_INFORMATION SHOWN_.

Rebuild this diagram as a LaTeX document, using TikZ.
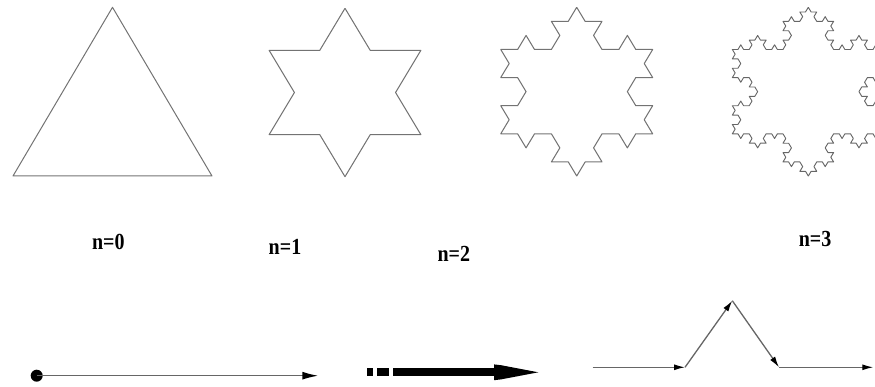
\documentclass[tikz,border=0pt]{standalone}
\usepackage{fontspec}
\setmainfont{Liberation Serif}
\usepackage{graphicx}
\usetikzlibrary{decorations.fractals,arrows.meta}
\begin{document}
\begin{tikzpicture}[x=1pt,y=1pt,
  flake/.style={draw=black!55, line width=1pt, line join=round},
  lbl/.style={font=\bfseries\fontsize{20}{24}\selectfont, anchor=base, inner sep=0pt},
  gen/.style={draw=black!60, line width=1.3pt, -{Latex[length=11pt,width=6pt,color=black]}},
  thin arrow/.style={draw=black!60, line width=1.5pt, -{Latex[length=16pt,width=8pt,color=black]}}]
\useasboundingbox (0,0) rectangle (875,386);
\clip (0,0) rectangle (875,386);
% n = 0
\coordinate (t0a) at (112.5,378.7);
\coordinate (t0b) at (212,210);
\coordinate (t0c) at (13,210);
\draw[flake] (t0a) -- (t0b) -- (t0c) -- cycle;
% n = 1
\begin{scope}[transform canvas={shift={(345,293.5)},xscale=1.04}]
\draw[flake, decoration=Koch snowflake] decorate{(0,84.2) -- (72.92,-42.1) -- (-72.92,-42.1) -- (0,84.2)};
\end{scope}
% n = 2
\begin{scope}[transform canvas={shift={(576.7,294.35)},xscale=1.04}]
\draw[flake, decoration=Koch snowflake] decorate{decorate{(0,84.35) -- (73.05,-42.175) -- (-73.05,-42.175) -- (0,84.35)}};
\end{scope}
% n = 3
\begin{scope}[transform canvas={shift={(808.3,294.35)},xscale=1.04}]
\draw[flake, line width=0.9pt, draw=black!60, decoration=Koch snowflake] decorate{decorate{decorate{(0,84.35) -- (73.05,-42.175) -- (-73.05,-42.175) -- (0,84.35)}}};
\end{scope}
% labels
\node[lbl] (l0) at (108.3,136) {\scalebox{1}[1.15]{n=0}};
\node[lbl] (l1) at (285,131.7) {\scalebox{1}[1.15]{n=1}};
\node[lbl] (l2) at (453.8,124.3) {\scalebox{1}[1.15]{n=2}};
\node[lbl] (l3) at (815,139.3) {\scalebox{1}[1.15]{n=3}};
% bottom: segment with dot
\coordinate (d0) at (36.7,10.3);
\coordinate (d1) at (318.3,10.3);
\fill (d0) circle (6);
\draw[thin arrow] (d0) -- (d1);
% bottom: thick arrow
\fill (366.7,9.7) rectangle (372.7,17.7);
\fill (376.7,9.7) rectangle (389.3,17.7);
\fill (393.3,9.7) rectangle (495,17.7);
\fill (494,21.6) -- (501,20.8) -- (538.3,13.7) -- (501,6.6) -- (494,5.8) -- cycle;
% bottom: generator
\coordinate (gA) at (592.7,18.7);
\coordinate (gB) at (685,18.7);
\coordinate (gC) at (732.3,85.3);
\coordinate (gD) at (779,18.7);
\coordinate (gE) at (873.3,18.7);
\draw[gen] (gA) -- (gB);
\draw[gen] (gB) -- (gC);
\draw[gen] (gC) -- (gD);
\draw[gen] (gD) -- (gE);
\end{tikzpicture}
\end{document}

_GOAL_.
Set down the complete material exactly, but do not include the images.

_ANSWER BELOW_.
Rebuild this diagram as a LaTeX document, using TikZ.
\documentclass[tikz,border=0pt]{standalone}
\usepackage{fontspec}
\setmainfont{Liberation Serif}
\usepackage{graphicx}
\usetikzlibrary{decorations.fractals,arrows.meta}
\begin{document}
\begin{tikzpicture}[x=1pt,y=1pt,
  flake/.style={draw=black!55, line width=1pt, line join=round},
  lbl/.style={font=\bfseries\fontsize{20}{24}\selectfont, anchor=base, inner sep=0pt},
  gen/.style={draw=black!60, line width=1.3pt, -{Latex[length=11pt,width=6pt,color=black]}},
  thin arrow/.style={draw=black!60, line width=1.5pt, -{Latex[length=16pt,width=8pt,color=black]}}]
\useasboundingbox (0,0) rectangle (875,386);
\clip (0,0) rectangle (875,386);
% n = 0
\coordinate (t0a) at (112.5,378.7);
\coordinate (t0b) at (212,210);
\coordinate (t0c) at (13,210);
\draw[flake] (t0a) -- (t0b) -- (t0c) -- cycle;
% n = 1
\begin{scope}[transform canvas={shift={(345,293.5)},xscale=1.04}]
\draw[flake, decoration=Koch snowflake] decorate{(0,84.2) -- (72.92,-42.1) -- (-72.92,-42.1) -- (0,84.2)};
\end{scope}
% n = 2
\begin{scope}[transform canvas={shift={(576.7,294.35)},xscale=1.04}]
\draw[flake, decoration=Koch snowflake] decorate{decorate{(0,84.35) -- (73.05,-42.175) -- (-73.05,-42.175) -- (0,84.35)}};
\end{scope}
% n = 3
\begin{scope}[transform canvas={shift={(808.3,294.35)},xscale=1.04}]
\draw[flake, line width=0.9pt, draw=black!60, decoration=Koch snowflake] decorate{decorate{decorate{(0,84.35) -- (73.05,-42.175) -- (-73.05,-42.175) -- (0,84.35)}}};
\end{scope}
% labels
\node[lbl] (l0) at (108.3,136) {\scalebox{1}[1.15]{n=0}};
\node[lbl] (l1) at (285,131.7) {\scalebox{1}[1.15]{n=1}};
\node[lbl] (l2) at (453.8,124.3) {\scalebox{1}[1.15]{n=2}};
\node[lbl] (l3) at (815,139.3) {\scalebox{1}[1.15]{n=3}};
% bottom: segment with dot
\coordinate (d0) at (36.7,10.3);
\coordinate (d1) at (318.3,10.3);
\fill (d0) circle (6);
\draw[thin arrow] (d0) -- (d1);
% bottom: thick arrow
\fill (366.7,9.7) rectangle (372.7,17.7);
\fill (376.7,9.7) rectangle (389.3,17.7);
\fill (393.3,9.7) rectangle (495,17.7);
\fill (494,21.6) -- (501,20.8) -- (538.3,13.7) -- (501,6.6) -- (494,5.8) -- cycle;
% bottom: generator
\coordinate (gA) at (592.7,18.7);
\coordinate (gB) at (685,18.7);
\coordinate (gC) at (732.3,85.3);
\coordinate (gD) at (779,18.7);
\coordinate (gE) at (873.3,18.7);
\draw[gen] (gA) -- (gB);
\draw[gen] (gB) -- (gC);
\draw[gen] (gC) -- (gD);
\draw[gen] (gD) -- (gE);
\end{tikzpicture}
\end{document}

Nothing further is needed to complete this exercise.